Surface display libraries use a genetic engineering technique that physically links a protein's function (phenotype) to the gene that encodes it (genotype). This is achieved by fusing the gene of interest with a gene encoding for an anchoring protein. The resulting fusion protein is then expressed on the surface of a host cell or virus, such as bacteriophages or yeast.

Surface display libraries are useful for epitope mapping, protein engineering, and ligand discovery. The key advantage of this approach is the ability to screen large, diverse libraries for specific binding properties without the need to purify individual proteins.
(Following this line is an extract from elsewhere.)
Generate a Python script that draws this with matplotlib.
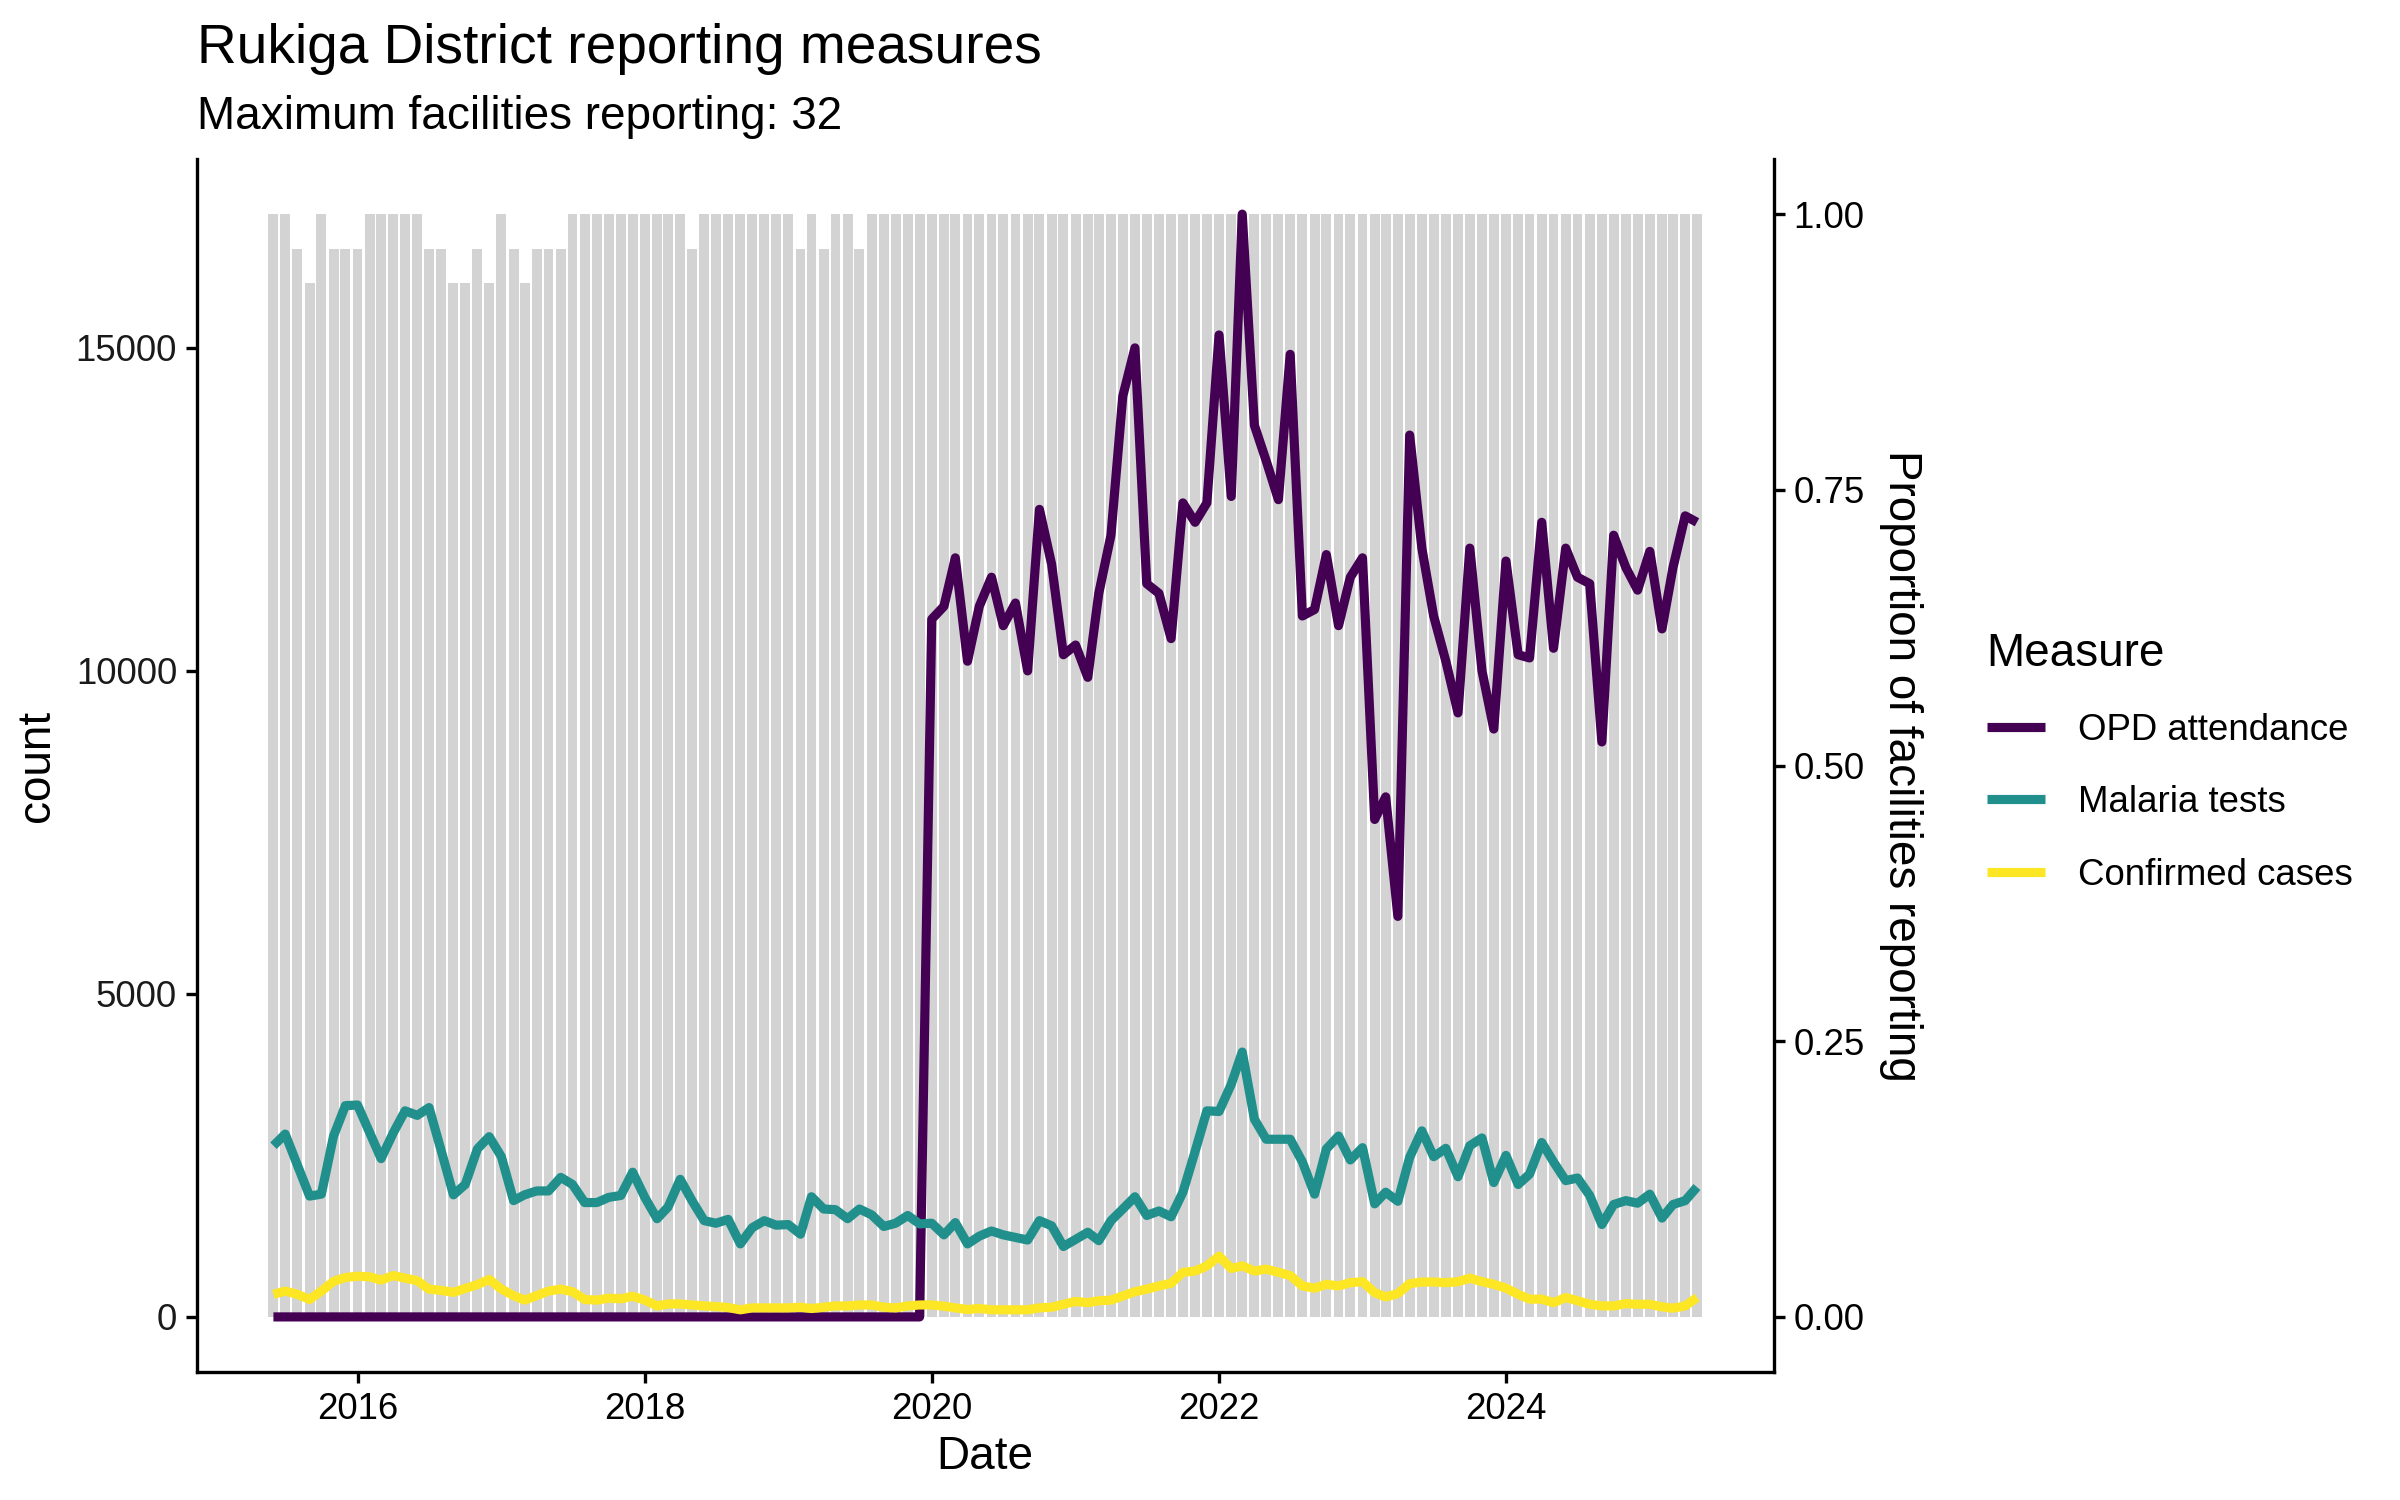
import numpy as np
import pandas as pd
import matplotlib
matplotlib.use("Agg")
import matplotlib.pyplot as plt
import matplotlib.dates as mdates

plt.rcParams['font.family'] = ['Liberation Sans', 'DejaVu Sans']

# monthly series, Jun 2015 .. May 2025
dates = pd.date_range('2015-06-01', periods=120, freq='MS')

max_facilities = 32
facilities = ([32, 32, 31, 30, 32, 31, 31, 31, 32, 32, 32, 32, 32, 31, 31, 30, 30, 31, 30, 32,
               31, 30, 31, 31, 31] + [32] * 10 + [31] + [32] * 8 + [31, 32, 31, 32, 32, 31]
              + [32] * 70)

opd = [0] * 55 + [
    10800, 11000, 11750, 10150, 11000, 11450, 10700, 11050, 10000, 12500, 11650, 10250,
    10400, 9900, 11200, 12100, 14250, 15000, 11350, 11200, 10500, 12600, 12300, 12600,
    15200, 12700, 17070, 13800, 13250, 12650, 14900, 10850, 10950, 11800, 10700, 11450,
    11750, 7700, 8050, 6200, 13650, 11900, 10850, 10150, 9350, 11900, 10000, 9100,
    11700, 10250, 10200, 12300, 10350, 11900, 11450, 11350, 8900, 12100, 11600, 11250,
    11850, 10650, 11600, 12400, 12300]

malaria = [
    2650, 2830, 2350, 1870, 1900, 2800, 3270,
    3280, 2850, 2450, 2850, 3190, 3120, 3240, 2570, 1890, 2050, 2600, 2790,
    2480, 1800, 1890, 1950, 1950, 2160, 2050, 1770, 1770, 1850, 1880, 2240,
    1850, 1520, 1700, 2130, 1800, 1490, 1450, 1510, 1130, 1380, 1490, 1420,
    1430, 1280, 1860, 1670, 1660, 1520, 1670, 1580, 1400, 1450, 1570, 1440,
    1450, 1270, 1460, 1130, 1250, 1330, 1270, 1230, 1190, 1490, 1410, 1090,
    1200, 1310, 1180, 1490, 1670, 1860, 1570, 1640, 1550, 1930, 2560, 3190,
    3180, 3600, 4100, 3060, 2750, 2750, 2750, 2400, 1900, 2600, 2800, 2430,
    2620, 1750, 1930, 1790, 2470, 2880, 2480, 2610, 2170, 2650, 2770, 2080,
    2500, 2050, 2210, 2700, 2400, 2110, 2150, 1880, 1430, 1740, 1800, 1760,
    1900, 1530, 1740, 1800, 2010]

confirmed = [
    350, 400, 350, 270, 400, 550, 610,
    630, 620, 570, 640, 600, 560, 430, 410, 380, 440, 500, 580,
    430, 330, 260, 330, 400, 430, 390, 270, 260, 290, 280, 320,
    260, 170, 200, 200, 185, 170, 160, 145, 110, 140, 140, 140,
    140, 150, 130, 150, 170, 170, 185, 185, 150, 140, 170, 185,
    185, 165, 140, 115, 130, 110, 110, 110, 110, 140, 150, 195,
    240, 220, 250, 260, 325, 390, 430, 480, 520, 690, 710, 790,
    940, 750, 790, 710, 740, 690, 640, 480, 445, 505, 480, 530,
    545, 375, 310, 360, 515, 540, 540, 530, 545, 600, 545, 505,
    445, 350, 275, 275, 220, 300, 250, 195, 170, 170, 205, 195,
    195, 155, 135, 170, 300]

measures = ['OPD attendance', 'Malaria tests', 'Confirmed cases']
colors = ['#440154', '#21908C', '#FDE725']
series = [opd, malaria, confirmed]

prop = np.array(facilities) / max_facilities
scale = max(max(s) for s in series)

fig = plt.figure(figsize=(8, 5), dpi=300)
ax = fig.add_axes([0.082, 0.0853, 0.657, 0.8087])

x = mdates.date2num(dates)
ax.bar(x, prop * scale, width=25.2, color='#D3D3D3', zorder=1)
for name, vals, c in zip(measures, series, colors):
    ax.plot(x, vals, color=c, lw=2.2, label=name, solid_joinstyle='round',
            solid_capstyle='butt', zorder=2)

# ggplot-like 5% expansion
x0, x1 = x[0] - 12.6, x[-1] + 12.6
dx = (x1 - x0) * 0.05
ax.set_xlim(x0 - dx, x1 + dx)
ax.set_ylim(-0.05 * scale, 1.05 * scale)

ax.xaxis.set_major_locator(mdates.YearLocator(2))
ax.xaxis.set_major_formatter(mdates.DateFormatter('%Y'))
ax.set_yticks([0, 5000, 10000, 15000])
ax.set_yticklabels(['0', '5000', '10000', '15000'])

for s in ['top', 'right']:
    ax.spines[s].set_visible(False)
for s in ['left', 'bottom']:
    ax.spines[s].set_linewidth(0.8)
ax.tick_params(labelsize=8.8, width=0.8, length=2.75, colors='black', pad=2)
ax.tick_params(axis='y', labelcolor='#1a1a1a')
ax.set_xlabel('Date', fontsize=11, labelpad=2)
ax.set_ylabel('count', fontsize=11, labelpad=4)

ax2 = ax.twinx()
ax2.set_ylim(-0.05, 1.05)
ax2.set_yticks([0, 0.25, 0.5, 0.75, 1.0])
ax2.set_yticklabels(['0.00', '0.25', '0.50', '0.75', '1.00'])
for s in ['top', 'left', 'bottom']:
    ax2.spines[s].set_visible(False)
ax2.spines['right'].set_linewidth(0.8)
ax2.tick_params(labelsize=8.8, width=0.8, length=2.75, pad=2)
ax2.set_ylabel('Proportion of facilities reporting', fontsize=11, rotation=270,
               labelpad=14)

fig.text(0.082, 0.958, 'Rukiga District reporting measures', fontsize=13.2,
         va='baseline', ha='left')
fig.text(0.082, 0.914, 'Maximum facilities reporting: 32', fontsize=11,
         va='baseline', ha='left')

handles, labels = ax.get_legend_handles_labels()
leg = fig.legend(handles, labels, title='Measure', loc='upper left',
                 bbox_to_anchor=(0.814, 0.601), frameon=False, fontsize=8.8,
                 title_fontsize=11, handlelength=1.6, handletextpad=0.9,
                 labelspacing=1.02, alignment='left')
for ln in leg.get_lines():
    ln.set_linewidth(2.2)

fig.savefig('out.png', dpi=300)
Any successful candidate can be readily identified by recovering and sequencing its associated genetic material.

Commonly used surface display platforms include:

• Phage Display: In this system, a peptide or protein is fused to a bacteriophage coat protein. The resulting phages can be screened for binding affinity to a target molecule.
• Yeast Display: In this system, proteins are displayed on the surface of Saccharomyces cerevisiae, often by fusion to the Aga2p protein. This platform supports the correct folding and post-translational modification of complex eukaryotic proteins, such as antibodies.

cDNA/ORF Overexpression

cDNA libraries are created from an organism’s actively transcribed mRNA, as opposed to genomic libraries, which are created from genomic DNA. Since cDNA libraries lack introns and other nontranscribed sequences, they are smaller and easier to use than genomic libraries, but they do not contain as much regulatory information. To make a cDNA library, cDNA is synthesized, ligated to adapters, and then cloned into a given vector. They are useful for gain-of-function screens, pathway discovery, and functional complementation.

Amplifying and Using the Library

Once you receive your library from Addgene, check the library information to see if it should be amplified before you conduct your screen. If you need to amplify the library, please refer to the depositor’s protocol for the best results. If you have any questions about the library protocols, feel free to contact us at [email protected] for assistance.
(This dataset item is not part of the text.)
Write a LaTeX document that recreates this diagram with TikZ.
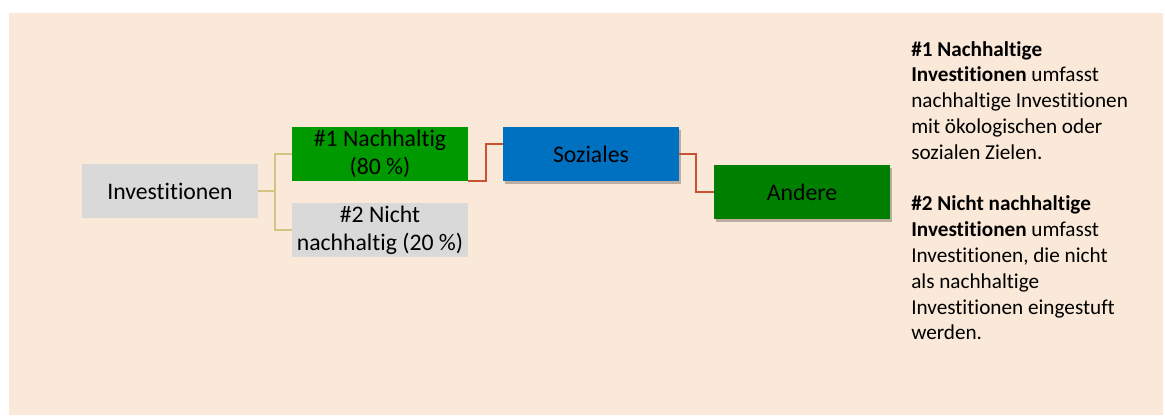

For some libraries, plasmid DNA can be delivered directly to the cells of interest. With others, notably pooled lentiviral plasmid libraries, the plasmids must first be used to make viral vectors. This pooled viral vector library is subsequently used to deliver the plasmids to the cells of interest. In either case, NGS of the amplified library DNA is recommended to verify that the library contains all of the expected plasmids — an incomplete library may lead to false positives or false negatives in later experiments, and can also negatively affect data reproducibility.
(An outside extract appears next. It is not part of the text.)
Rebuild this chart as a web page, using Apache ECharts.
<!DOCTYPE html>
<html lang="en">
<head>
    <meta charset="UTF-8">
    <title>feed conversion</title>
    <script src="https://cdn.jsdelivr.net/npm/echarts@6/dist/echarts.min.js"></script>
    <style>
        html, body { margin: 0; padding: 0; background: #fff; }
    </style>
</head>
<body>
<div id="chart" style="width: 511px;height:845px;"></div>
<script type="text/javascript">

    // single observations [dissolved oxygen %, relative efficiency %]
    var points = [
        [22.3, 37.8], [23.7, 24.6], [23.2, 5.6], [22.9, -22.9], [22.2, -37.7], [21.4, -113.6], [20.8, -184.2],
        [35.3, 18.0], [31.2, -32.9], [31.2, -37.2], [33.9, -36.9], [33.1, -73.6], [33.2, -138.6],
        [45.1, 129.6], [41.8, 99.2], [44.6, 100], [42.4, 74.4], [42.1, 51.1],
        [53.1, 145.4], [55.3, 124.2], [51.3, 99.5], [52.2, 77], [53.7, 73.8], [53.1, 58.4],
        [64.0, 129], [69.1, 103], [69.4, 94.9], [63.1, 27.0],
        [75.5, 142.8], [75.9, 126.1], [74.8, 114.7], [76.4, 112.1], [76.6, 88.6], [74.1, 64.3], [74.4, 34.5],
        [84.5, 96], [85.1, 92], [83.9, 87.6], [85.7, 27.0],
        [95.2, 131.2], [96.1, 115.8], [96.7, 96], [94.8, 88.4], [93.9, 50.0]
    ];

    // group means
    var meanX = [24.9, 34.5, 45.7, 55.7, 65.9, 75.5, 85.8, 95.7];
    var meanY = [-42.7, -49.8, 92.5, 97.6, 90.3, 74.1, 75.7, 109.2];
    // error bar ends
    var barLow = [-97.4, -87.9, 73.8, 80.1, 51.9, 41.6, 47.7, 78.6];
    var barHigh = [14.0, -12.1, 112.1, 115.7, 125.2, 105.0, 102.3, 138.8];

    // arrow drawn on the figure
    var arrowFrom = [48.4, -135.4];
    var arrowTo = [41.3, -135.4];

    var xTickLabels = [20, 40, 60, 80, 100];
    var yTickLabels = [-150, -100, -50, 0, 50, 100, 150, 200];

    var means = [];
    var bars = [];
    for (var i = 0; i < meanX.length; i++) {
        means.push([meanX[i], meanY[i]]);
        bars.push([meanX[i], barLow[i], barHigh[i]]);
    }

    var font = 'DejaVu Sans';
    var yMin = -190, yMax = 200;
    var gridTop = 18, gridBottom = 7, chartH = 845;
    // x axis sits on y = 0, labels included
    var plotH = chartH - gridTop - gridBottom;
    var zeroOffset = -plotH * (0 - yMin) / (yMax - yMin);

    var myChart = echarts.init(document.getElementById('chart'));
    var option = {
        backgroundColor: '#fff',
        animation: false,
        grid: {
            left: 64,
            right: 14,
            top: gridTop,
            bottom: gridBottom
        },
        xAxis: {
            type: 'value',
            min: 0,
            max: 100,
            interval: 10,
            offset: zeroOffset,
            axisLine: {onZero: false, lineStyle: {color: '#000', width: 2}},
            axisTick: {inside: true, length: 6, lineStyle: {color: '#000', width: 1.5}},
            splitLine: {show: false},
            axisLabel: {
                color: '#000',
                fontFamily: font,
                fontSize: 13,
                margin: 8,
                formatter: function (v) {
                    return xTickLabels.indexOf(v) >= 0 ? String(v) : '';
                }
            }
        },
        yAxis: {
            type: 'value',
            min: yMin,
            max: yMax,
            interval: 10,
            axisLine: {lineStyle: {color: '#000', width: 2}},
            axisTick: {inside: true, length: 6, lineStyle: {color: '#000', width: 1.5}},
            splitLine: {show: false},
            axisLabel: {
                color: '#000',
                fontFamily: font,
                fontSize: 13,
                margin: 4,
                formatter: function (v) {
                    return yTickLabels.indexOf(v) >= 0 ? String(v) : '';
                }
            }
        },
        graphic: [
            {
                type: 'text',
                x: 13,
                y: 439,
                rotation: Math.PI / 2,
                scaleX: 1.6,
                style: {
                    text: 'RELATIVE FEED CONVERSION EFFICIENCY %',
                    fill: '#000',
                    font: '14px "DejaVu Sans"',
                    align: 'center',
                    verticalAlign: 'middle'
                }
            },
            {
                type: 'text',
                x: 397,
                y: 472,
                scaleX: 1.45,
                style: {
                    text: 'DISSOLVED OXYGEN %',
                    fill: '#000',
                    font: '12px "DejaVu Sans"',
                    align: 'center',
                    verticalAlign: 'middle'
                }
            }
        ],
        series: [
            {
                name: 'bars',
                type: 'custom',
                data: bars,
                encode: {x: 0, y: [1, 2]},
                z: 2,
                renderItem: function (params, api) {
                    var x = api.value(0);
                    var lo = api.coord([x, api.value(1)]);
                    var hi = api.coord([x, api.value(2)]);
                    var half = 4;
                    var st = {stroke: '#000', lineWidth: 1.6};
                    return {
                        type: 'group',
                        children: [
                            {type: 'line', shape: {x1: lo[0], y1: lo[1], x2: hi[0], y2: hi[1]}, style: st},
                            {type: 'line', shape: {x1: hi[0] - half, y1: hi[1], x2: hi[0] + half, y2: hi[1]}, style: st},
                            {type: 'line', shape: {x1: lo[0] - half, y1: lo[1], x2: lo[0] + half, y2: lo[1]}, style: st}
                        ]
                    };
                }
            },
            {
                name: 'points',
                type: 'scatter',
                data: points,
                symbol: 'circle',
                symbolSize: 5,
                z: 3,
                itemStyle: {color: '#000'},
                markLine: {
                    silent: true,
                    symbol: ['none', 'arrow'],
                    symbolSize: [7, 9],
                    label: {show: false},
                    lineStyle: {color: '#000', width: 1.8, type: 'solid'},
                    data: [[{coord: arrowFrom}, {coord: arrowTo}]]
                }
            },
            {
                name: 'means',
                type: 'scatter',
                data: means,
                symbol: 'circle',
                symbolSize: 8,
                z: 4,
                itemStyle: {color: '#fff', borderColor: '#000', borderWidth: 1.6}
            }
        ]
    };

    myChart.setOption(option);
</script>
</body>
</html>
Types of Pooled Library Screens

In pooled lentiviral library screens, cells are transduced at a very low multiplicity of infection (MOI) to increase the odds that an transduced cell receives only one plasmid. To make sure that every plasmid is adequately represented in the population, you’ll need to transduce many more cells than the number of plasmids present in the library – for example, the Moffat lab uses 200x more cells than plasmids in the TKO library for their screen. Using large numbers of cells minimizes the effects of random chance that could lead to false positive or negative results – for a given plasmid, think of each cell carrying it as being a biological replicate for that plasmid.

Library screens can be divided into two types: positive screens and negative screens. Both types of screen employ a selection method relevant to the phenotype being studied. An example of a published selection mechanism for lentiviral CRISPR libraries is resistance to the nucleotide analog 6-thioguanine. Because NGS is required to accurately identify which library elements are affected by selection, access to this technology is essential for any pooled library screen.

Both positive and negative screens follow the same basic process. Before applying to cells, the library must be amplified (electroporation and maxiprep) and packaged into lentiviral vectors (if delivering by viral vectors). The screens diverge at a few important points, including when to apply selection, when to sequence, and how to analyze the results.